Every week it seems there are one or two dairy farms retiring animals that turn out to have too much of some drug in their system at a level that is not allowed in human food.

But it’s been awhile since one little bob veal calf turned up with as much in its system as an animal sold by the Myron J. Diller Farm near Carlisle, PA.  The U.S. Food and Drug Administration (FDA) subjected the Diller Farm to an investigation last Aug. 25-26.

It found Diller Farm offered for sale an animal for slaughter as human food that was adulterated because of animal drugs in its system.  The bob veal calf was slaughtered and USDA’s Food Safety and Inspection Service took tissue samples from it.

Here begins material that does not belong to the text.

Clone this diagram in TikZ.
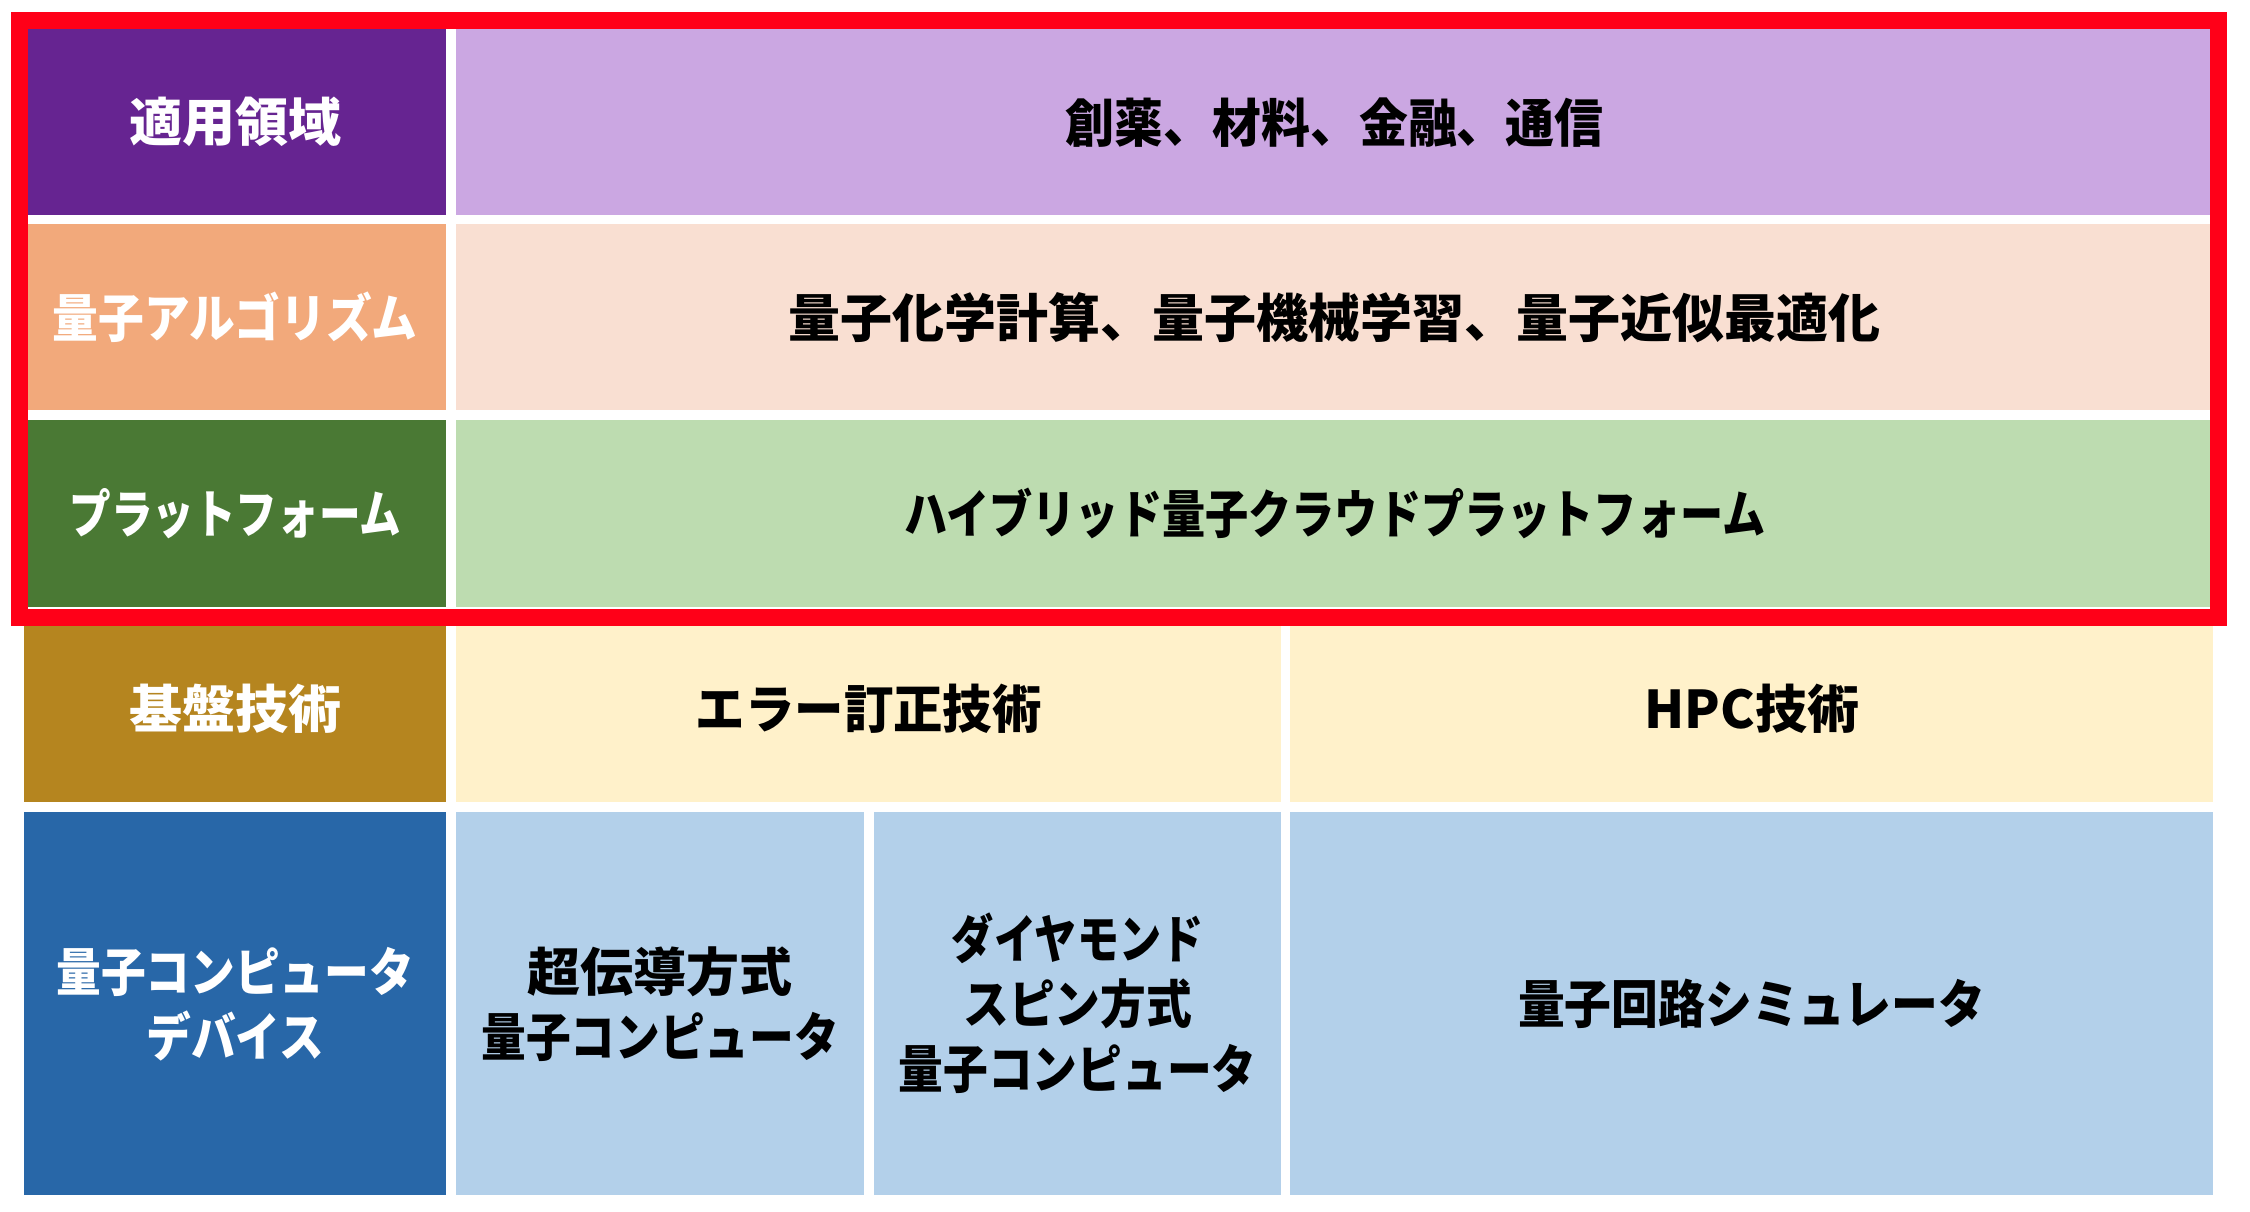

FSIS found the bob veal calf was one juiced little animal. Here’s a summary in parts per million (ppm) of what it had in its system, compared to tolerance levels established by FDA:


Neomycin       16.36-ppm      Kidney          7.2 ppm

Sulfadimethoxin       1.511 ppm      Liver          0.1 ppm

Sulfadimethoxin       1.21 ppm    Muscle          0.1 ppm

These tolerances do not apply to the use of Neomycin 200 (neomycin sulfate ANADA 200-379) and Albon Bolus (sulfadimethoxine NADA 031-715) in veal calves (pre-ruminating calves), according to FDA.   

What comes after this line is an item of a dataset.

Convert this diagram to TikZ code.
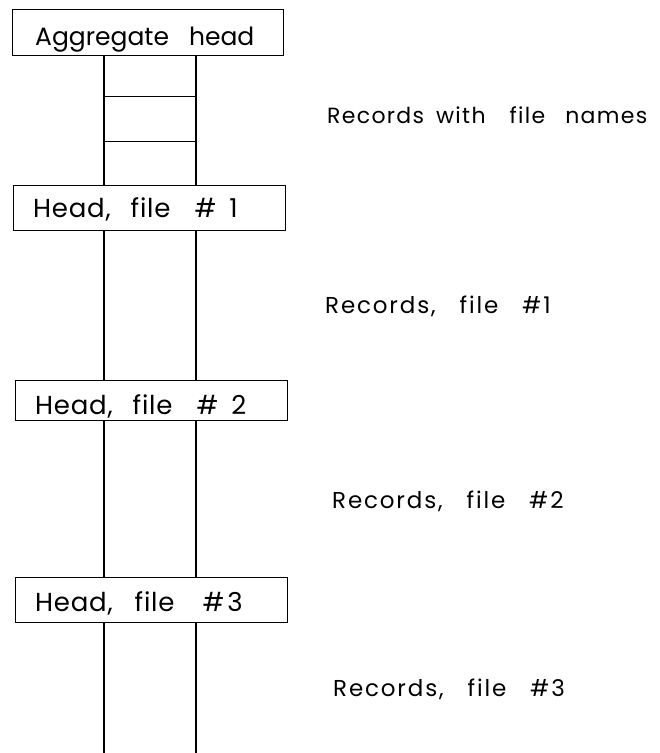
\documentclass[tikz,border=0pt]{standalone}
\usepackage{fontspec}
\setmainfont{Poppins}
\newfontfamily\wideface[LetterSpace=8]{Poppins}
\newfontfamily\midface[LetterSpace=6]{Poppins}
\newfontfamily\headface[LetterSpace=3]{Poppins}
\begin{document}
\begin{tikzpicture}[x=1pt,y=-1pt,
  headbox/.style={draw,line width=0.9pt,minimum width=272pt,minimum height=45pt,
    inner sep=0pt,anchor=north west},
  headtext/.style={anchor=base west,inner sep=0pt,font=\headface\fontsize{26}{28}\selectfont},
  rail/.style={line width=1.1pt},
  rung/.style={line width=0.9pt},
  reclabel/.style={anchor=base west,inner sep=0pt,font=\wideface\fontsize{23}{24}\selectfont}]
\useasboundingbox (0,0) rectangle (660,753);
% head boxes
\node[headbox,minimum width=271pt,minimum height=46pt] (agg) at (12,9) {};
\node[headbox] (h1) at (13,185) {};
\node[headbox,minimum height=40pt] (h2) at (15,380) {};
\node[headbox] (h3) at (15,577) {};
% head captions
\node[headtext,font=\fontsize{25}{26}\selectfont] (aggt) at (35,45) {Aggregate\hspace{20pt}head};
\node[headtext] (h1t) at (33,217) {Head,\hspace{20pt}file\hspace{24pt}\#\hspace{13pt}1};
\node[headtext] (h2t) at (35,414) {Head,\hspace{20pt}file\hspace{24pt}\#\hspace{13pt}2};
\node[headtext] (h3t) at (35,611) {Head,\hspace{22pt}file\hspace{28pt}\#\hspace{3pt}3};
% rail positions and bottom end
\coordinate (L) at (104,0);
\coordinate (R) at (196,0);
\coordinate (bot) at (0,753);
% rails between heads
\foreach \a/\b in {agg/h1,h1/h2,h2/h3}{
  \draw[rail] (\a.south -| L) -- (\b.north -| L);
  \draw[rail] (\a.south -| R) -- (\b.north -| R);
}
\draw[rail] (h3.south -| L) -- (bot -| L);
\draw[rail] (h3.south -| R) -- (bot -| R);
% record separators under the aggregate head
\coordinate (r1) at (0,96);
\coordinate (r2) at (0,141);
\draw[rung] (r1 -| L) -- (r1 -| R);
\draw[rung] (r2 -| L) -- (r2 -| R);
% labels
\node[reclabel,font=\midface\fontsize{22}{24}\selectfont] (t0) at (327,123)
  {Records\hspace{12pt}with\hspace{24pt}file\hspace{20pt}names};
\node[reclabel] (t1) at (325,313) {Records,\ \ \ file\ \ \ \#1};
\node[reclabel] (t2) at (332,508) {Records,\ \ \ file\ \ \ \#2};
\node[reclabel] (t3) at (333,696) {Records,\ \ \ file\ \ \ \#3};
\end{tikzpicture}
\end{document}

It said that means the presence of these drugs in the tissues from this animal caused the food to be adulterated under the law.

Neomycin and Sulfadimethoxin are antibiotics, and their presence in human food could make them less effective in treating infections from pathogens, including those spread by foodborne iullnesses.

FDA’s investigation found that Diller Farm held “animals under conditions that are so inadequate that medicated animals bearing potentially harmful drug residues are likely to enter the food supply.” 

In a Dec. 1 warning letter to Diller, FDA said the farm failed to maintain any treatment records for its animals.

“We also found that you adulterated the new animal drugs Neomycin 200 (neomycin sulfate ANADA 200-379) and Albon Bolus (sulfadimethoxine NADA 031-715),” the warning letter says.  “Specifically, our investigation revealed that you did not use Neomycin 200, and Albon Bolus as directed by their approved labeling. Use of these drugs in this manner is an extralabel use.”

So-called “extralabel” use of the animal drugs is permitted only by a lawful order of a licensed veterinarian within the context of a valid veterinarian/client/patient relationship, according to FDA.

FDA said Neomycin 200, and Albon Bolus were administered to the bob veal calf outside the supervision of any licensed vet, which violates the law and makes the meat adulterated.


“In addition, you adulterated the animal feed (milk replacer) within the meaning of section 501(a)(6), 21 U.S.C. § 351(a)(6) when you added neomycin to milk replacer and you failed to use the medicated feed in conformance with its approved labeling,” the warning letter added.

This also caused the medicated feed to be unsafe. Diller was given 15 working days to respond to the warning letter.